We have already determined that the light sources that illuminate our room are positioned correctly but the room is too brightly lit and lacks contrast. We will remedy this in the following steps.
First, open the menu and add the Ambient Occlusion effect from the Effect … list. This effect works the same as the shader of the same name that can be applied in a material’s channels. However, applying the effect here will result in all scene objects automatically being affected. Set the Maximum Ray Length value to 1000 - this value is most effective for our particular scene. Also, reduce the Contrast value to -20%, which will avoid generating areas that are too dark.
Finally, enable the Evaluate Transparency option. This will ensure that objects in the room that have transparent materials will be properly evaluated by Ambient Occlusion when it darkens certain regions. The result is shown in the image below. The top of the image shows the scene rendered without Ambient Occlusion being enabled; the bottom of the image shows the scene rendered with Ambient Occlusion enabled. The difference can be seen in particular beneath the sofa and the sofa table. These objects no longer look as if they are "floating" over the floor. The region around the door and the elements around the television have much more depth. Nevertheless, the ceiling and walls are still lit too brightly and this is what we will turn our attention to next.
We will now add another effect from the Effect … menu - Color Mapping. Color Mapping will redistribute the light in the scene so that values greater than 100% will not be generated. What makes this possible is the fact that Cinema 4D renders with a 32-bit color depth, even if the image is subsequently saved at only 8 or 16-bit color depth. By manually modifying the Color Mapping parameters, regions that are too dark or too bright can be adjusted accordingly. At the top of the image below you can see the settings used for our scene.

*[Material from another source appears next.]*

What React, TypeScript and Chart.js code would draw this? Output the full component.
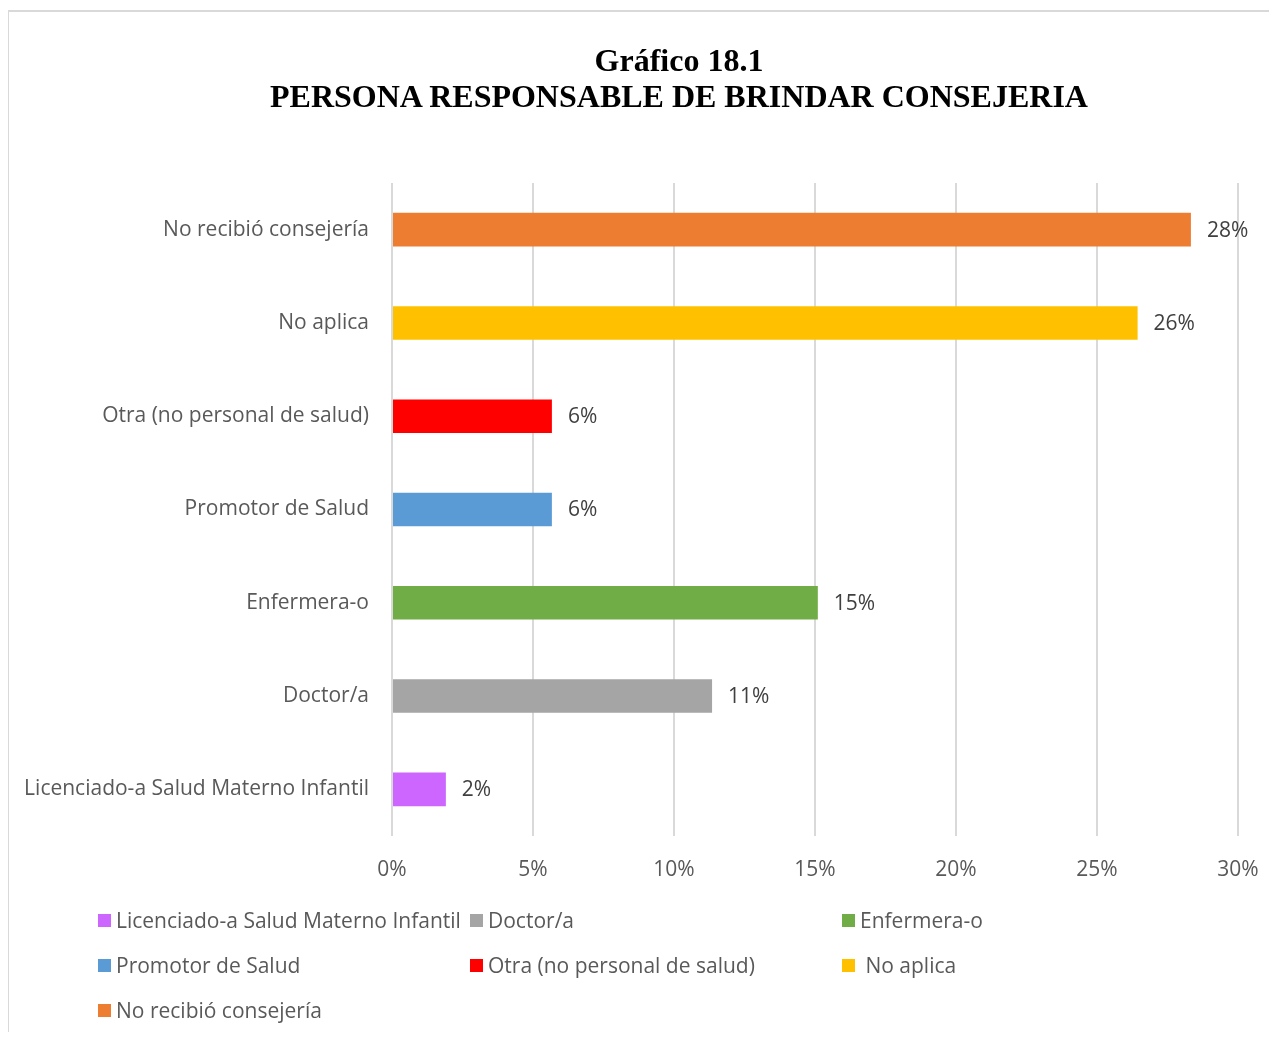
import React, { useEffect, useRef } from "react";
import { Chart, registerables } from "chart.js";

Chart.register(...registerables);

const titleLines = ["Gráfico 18.1", "PERSONA RESPONSABLE DE BRINDAR CONSEJERIA"];

const categories = [
  "No recibió consejería",
  "No aplica",
  "Otra (no personal de salud)",
  "Promotor de Salud",
  "Enfermera-o",
  "Doctor/a",
  "Licenciado-a Salud Materno Infantil",
];
const values = [28.33, 26.44, 5.67, 5.67, 15.1, 11.35, 1.91];
const valueLabels = ["28%", "26%", "6%", "6%", "15%", "11%", "2%"];
const barColors = ["#ED7D31", "#FFC000", "#FF0000", "#5B9BD5", "#70AD47", "#A5A5A5", "#CC66FF"];

const xMin = 0;
const xMax = 30;
const xStep = 5;

const legendLabels = [
  "Licenciado-a Salud Materno Infantil",
  "Doctor/a",
  "Enfermera-o",
  "Promotor de Salud",
  "Otra (no personal de salud)",
  " No aplica",
  "No recibió consejería",
];
const legendColors = ["#CC66FF", "#A5A5A5", "#70AD47", "#5B9BD5", "#FF0000", "#FFC000", "#ED7D31"];

const FONT = "'Open Sans', sans-serif";
const FONT_SIZE = 21;

const CANVAS_W = 1261;
const CANVAS_H = 1024;

export default function App() {
  const ref = useRef<HTMLCanvasElement | null>(null);

  useEffect(() => {
    if (!ref.current) return;
    const labelPlugin = {
      id: "valueLabels",
      afterDatasetsDraw(chart: any) {
        const ctx = chart.ctx;
        const meta = chart.getDatasetMeta(0);
        ctx.save();
        ctx.font = `${FONT_SIZE}px ${FONT}`;
        ctx.fillStyle = "#404040";
        ctx.textAlign = "left";
        ctx.textBaseline = "middle";
        meta.data.forEach((bar: any, i: number) => {
          ctx.fillText(valueLabels[i], bar.x + 16, bar.y + 1);
        });
        ctx.restore();
      },
    };

    const chart = new Chart(ref.current, {
      type: "bar",
      data: {
        labels: categories,
        datasets: [
          {
            data: values,
            backgroundColor: barColors,
            borderWidth: 0,
            barPercentage: 0.36,
            categoryPercentage: 1,
          },
        ],
      },
      options: {
        indexAxis: "y",
        animation: false,
        responsive: false,
        maintainAspectRatio: false,
        layout: { padding: { top: 175, right: 31, bottom: 0, left: 0 } },
        plugins: {
          legend: { display: false },
          title: { display: false },
          tooltip: { enabled: false },
        },
        scales: {
          x: {
            min: xMin,
            max: xMax,
            ticks: {
              stepSize: xStep,
              padding: 21,
              color: "#595959",
              font: { family: FONT, size: FONT_SIZE },
              callback: (v: any) => `${v}%`,
            },
            grid: { color: "#D9D9D9", lineWidth: 2, drawTicks: false },
            border: { display: false },
            afterFit: (s: any) => {
              s.height = CANVAS_H - 828;
              s.paddingRight = 0;
              s.paddingLeft = 0;
            },
          },
          y: {
            ticks: {
              padding: 23,
              color: "#595959",
              font: { family: FONT, size: FONT_SIZE },
            },
            grid: { display: false, drawTicks: false },
            border: { display: false },
            afterFit: (s: any) => {
              s.width = 384;
            },
          },
        },
      },
      plugins: [labelPlugin],
    });
    return () => chart.destroy();
  }, []);

  return (
    <div style={{ position: "relative", width: CANVAS_W, height: CANVAS_H }}>
      <div
        style={{
          position: "absolute",
          left: -1,
          top: 2,
          width: 1270,
          height: 1028,
          borderLeft: "2px solid #D9D9D9",
          borderTop: "2px solid #D9D9D9",
          boxSizing: "border-box",
        }}
      />
      <canvas
        ref={ref}
        width={CANVAS_W}
        height={CANVAS_H}
        style={{ position: "absolute", left: 0, top: 0, width: CANVAS_W, height: CANVAS_H }}
      />
      <div
        style={{
          position: "absolute",
          left: 71,
          top: 34,
          width: 1200,
          textAlign: "center",
          fontFamily: "'Liberation Serif', serif",
          fontWeight: "bold",
          fontSize: 32,
          lineHeight: "36px",
          color: "#000",
        }}
      >
        {titleLines.map((t, i) => (
          <div key={i}>{t}</div>
        ))}
      </div>
      {legendLabels.map((lab, i) => {
        const col = i % 3;
        const row = Math.floor(i / 3);
        const left = 90 + col * 372;
        const top = 912 + row * 45 - 14;
        return (
          <div
            key={i}
            style={{
              position: "absolute",
              left,
              top,
              height: 28,
              display: "flex",
              alignItems: "center",
              fontFamily: FONT,
              fontSize: FONT_SIZE,
              color: "#595959",
              whiteSpace: "pre",
            }}
          >
            <span
              style={{
                display: "inline-block",
                width: 13,
                height: 13,
                background: legendColors[i],
                marginRight: 5,
              }}
            />
            <span>{lab}</span>
          </div>
        );
      })}
    </div>
  );
}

As a rule, the Exponential and HSV Model options should be enabled when applying the Color Mapping effect. These will create a natural falloff of brightness and maintain color values when brightness values are adapted. The Affect Background option on the other hand should remain disabled. This option is only relevant if you want to adjust the brightness of an image projected onto a Sky or Background object. The remaining two settings are for multiplying dark and bright image regions, respectively. A Dark Multiplier value greater than 1 will increase the rendered image’s brightness; conversely the Bright Multiplier setting can be used to darken the image. The results of the modified Multiplier settings can be seen at the bottom of the previous image.
We have now successfully textured and illuminated our room.